Pictures are excluded. Copy exactly, and only, the lines from the one containing "Write the Altair code for this chart." through the one containing "dominio_x = categorias", both ends included.

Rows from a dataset
Begin

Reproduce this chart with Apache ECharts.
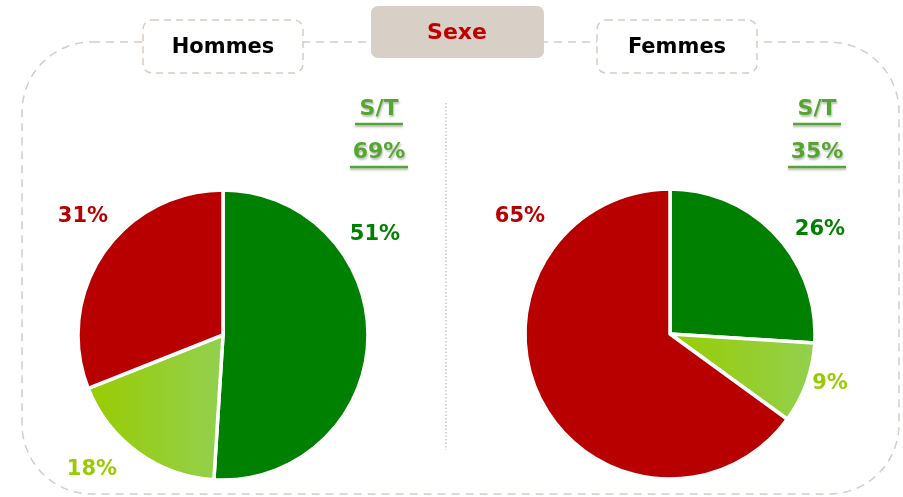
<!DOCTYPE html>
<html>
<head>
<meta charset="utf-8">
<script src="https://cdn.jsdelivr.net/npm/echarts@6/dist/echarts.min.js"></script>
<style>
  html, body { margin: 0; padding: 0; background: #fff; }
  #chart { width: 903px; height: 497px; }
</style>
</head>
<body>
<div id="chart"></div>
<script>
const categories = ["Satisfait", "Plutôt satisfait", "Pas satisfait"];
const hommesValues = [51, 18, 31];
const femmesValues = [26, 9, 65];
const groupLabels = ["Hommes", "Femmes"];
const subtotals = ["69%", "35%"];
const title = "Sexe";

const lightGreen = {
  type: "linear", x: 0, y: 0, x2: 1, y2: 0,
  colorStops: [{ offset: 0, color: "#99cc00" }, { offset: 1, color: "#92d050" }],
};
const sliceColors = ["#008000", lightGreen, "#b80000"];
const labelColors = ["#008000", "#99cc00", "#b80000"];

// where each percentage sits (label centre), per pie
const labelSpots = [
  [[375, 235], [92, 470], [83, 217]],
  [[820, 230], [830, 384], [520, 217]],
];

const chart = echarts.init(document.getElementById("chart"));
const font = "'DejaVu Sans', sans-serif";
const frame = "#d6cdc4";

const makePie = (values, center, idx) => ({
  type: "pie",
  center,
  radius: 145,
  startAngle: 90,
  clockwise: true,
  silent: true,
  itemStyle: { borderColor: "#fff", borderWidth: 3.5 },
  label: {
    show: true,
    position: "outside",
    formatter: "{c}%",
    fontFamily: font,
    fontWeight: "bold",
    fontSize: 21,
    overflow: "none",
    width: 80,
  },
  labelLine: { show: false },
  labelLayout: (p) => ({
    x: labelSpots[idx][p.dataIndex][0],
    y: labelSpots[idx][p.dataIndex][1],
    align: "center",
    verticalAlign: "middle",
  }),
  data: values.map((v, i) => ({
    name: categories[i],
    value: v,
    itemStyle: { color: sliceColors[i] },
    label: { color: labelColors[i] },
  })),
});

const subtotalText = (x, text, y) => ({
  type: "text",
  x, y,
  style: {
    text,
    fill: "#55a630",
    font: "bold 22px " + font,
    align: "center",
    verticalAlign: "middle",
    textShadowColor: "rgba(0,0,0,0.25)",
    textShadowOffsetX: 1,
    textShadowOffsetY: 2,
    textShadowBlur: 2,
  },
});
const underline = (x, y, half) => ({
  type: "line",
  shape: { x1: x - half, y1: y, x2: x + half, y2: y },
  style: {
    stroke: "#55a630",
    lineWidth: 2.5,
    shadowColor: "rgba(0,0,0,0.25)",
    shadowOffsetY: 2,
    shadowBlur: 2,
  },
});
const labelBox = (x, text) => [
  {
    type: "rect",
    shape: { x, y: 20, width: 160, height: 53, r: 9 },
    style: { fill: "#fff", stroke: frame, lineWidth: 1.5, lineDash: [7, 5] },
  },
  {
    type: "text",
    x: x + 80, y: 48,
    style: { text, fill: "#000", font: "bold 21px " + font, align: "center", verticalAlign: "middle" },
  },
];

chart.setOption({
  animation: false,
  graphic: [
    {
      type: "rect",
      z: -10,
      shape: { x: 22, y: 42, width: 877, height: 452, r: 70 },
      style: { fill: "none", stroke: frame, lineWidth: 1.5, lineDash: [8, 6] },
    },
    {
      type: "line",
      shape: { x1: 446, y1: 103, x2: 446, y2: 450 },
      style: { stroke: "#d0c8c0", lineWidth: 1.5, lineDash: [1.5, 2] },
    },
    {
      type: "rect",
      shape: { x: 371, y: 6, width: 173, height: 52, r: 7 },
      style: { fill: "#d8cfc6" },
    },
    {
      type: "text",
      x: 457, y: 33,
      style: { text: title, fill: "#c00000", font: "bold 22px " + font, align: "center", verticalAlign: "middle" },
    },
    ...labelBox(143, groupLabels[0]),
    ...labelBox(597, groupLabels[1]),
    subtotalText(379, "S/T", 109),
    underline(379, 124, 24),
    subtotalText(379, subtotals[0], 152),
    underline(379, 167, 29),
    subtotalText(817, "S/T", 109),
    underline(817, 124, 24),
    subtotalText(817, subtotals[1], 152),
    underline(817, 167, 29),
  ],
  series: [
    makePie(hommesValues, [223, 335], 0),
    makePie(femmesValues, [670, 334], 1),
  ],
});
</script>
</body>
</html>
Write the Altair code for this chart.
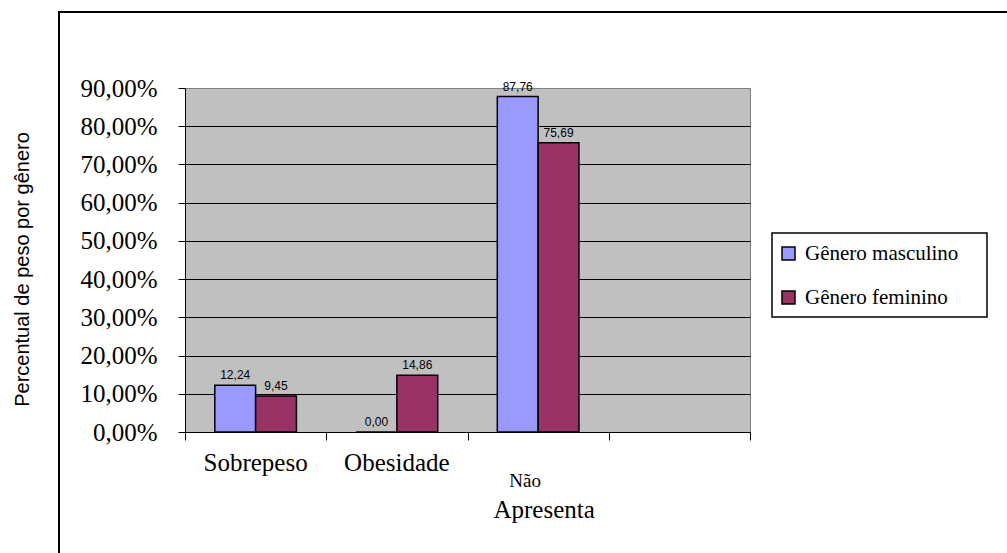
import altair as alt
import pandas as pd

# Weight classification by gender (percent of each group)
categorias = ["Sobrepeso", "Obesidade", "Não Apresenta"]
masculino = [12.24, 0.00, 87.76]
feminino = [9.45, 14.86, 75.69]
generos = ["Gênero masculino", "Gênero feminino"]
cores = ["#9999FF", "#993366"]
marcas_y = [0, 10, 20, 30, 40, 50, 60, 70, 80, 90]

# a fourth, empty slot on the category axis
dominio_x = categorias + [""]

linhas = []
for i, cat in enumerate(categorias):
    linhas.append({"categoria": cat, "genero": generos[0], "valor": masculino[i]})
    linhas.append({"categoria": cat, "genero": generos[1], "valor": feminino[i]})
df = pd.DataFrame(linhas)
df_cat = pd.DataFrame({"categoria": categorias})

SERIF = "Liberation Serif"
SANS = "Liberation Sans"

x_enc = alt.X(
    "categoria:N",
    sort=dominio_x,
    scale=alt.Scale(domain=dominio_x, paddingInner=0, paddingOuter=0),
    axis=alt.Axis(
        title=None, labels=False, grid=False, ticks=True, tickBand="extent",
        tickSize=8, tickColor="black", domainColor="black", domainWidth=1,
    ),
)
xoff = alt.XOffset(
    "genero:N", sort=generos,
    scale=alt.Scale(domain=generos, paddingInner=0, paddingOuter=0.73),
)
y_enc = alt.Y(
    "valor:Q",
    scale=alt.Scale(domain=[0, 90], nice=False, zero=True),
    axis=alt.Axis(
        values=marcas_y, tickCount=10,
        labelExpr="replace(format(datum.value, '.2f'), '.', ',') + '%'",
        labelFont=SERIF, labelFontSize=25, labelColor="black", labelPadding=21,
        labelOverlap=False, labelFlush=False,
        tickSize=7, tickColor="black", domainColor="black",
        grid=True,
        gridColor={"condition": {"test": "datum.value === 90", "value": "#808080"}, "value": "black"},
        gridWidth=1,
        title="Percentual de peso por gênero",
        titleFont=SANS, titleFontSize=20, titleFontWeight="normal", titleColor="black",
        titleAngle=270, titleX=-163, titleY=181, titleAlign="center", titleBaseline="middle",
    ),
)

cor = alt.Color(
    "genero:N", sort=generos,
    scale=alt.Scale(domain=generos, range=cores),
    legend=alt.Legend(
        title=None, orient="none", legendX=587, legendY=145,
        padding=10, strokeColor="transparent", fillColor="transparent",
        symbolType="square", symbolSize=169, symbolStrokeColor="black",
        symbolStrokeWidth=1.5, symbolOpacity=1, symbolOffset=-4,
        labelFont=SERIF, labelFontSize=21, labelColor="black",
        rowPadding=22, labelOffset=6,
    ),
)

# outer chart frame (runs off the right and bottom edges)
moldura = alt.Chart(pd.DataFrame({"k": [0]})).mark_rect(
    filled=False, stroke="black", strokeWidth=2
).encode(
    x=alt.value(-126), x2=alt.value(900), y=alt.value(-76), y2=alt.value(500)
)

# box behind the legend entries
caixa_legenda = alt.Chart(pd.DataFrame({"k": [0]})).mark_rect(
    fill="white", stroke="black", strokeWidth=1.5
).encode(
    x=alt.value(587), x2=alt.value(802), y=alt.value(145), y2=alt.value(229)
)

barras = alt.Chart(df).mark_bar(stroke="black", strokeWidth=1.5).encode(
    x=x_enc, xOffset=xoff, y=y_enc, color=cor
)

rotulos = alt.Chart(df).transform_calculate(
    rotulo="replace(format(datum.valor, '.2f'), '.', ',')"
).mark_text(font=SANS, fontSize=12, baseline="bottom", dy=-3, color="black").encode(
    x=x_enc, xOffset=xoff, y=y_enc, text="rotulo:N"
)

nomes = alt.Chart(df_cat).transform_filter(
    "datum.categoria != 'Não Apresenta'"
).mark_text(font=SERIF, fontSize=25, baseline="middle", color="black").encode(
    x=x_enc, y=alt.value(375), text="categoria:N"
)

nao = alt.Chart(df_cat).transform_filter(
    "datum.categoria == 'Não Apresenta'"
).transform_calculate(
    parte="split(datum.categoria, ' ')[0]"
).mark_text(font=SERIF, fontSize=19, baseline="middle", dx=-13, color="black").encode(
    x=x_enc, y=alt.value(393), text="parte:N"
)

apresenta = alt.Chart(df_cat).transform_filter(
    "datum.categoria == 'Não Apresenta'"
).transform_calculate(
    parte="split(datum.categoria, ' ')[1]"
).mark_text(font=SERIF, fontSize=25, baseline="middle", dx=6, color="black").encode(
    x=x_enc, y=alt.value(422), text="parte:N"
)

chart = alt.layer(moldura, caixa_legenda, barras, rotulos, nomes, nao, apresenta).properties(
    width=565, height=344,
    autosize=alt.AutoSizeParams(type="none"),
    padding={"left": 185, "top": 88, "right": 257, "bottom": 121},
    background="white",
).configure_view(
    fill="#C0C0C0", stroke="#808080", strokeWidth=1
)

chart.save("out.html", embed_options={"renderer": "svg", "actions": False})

End

Solved problem –
Write the Altair code for this chart.
import altair as alt
import pandas as pd

# Weight classification by gender (percent of each group)
categorias = ["Sobrepeso", "Obesidade", "Não Apresenta"]
masculino = [12.24, 0.00, 87.76]
feminino = [9.45, 14.86, 75.69]
generos = ["Gênero masculino", "Gênero feminino"]
cores = ["#9999FF", "#993366"]
marcas_y = [0, 10, 20, 30, 40, 50, 60, 70, 80, 90]

# a fourth, empty slot on the category axis
dominio_x = categorias + [""]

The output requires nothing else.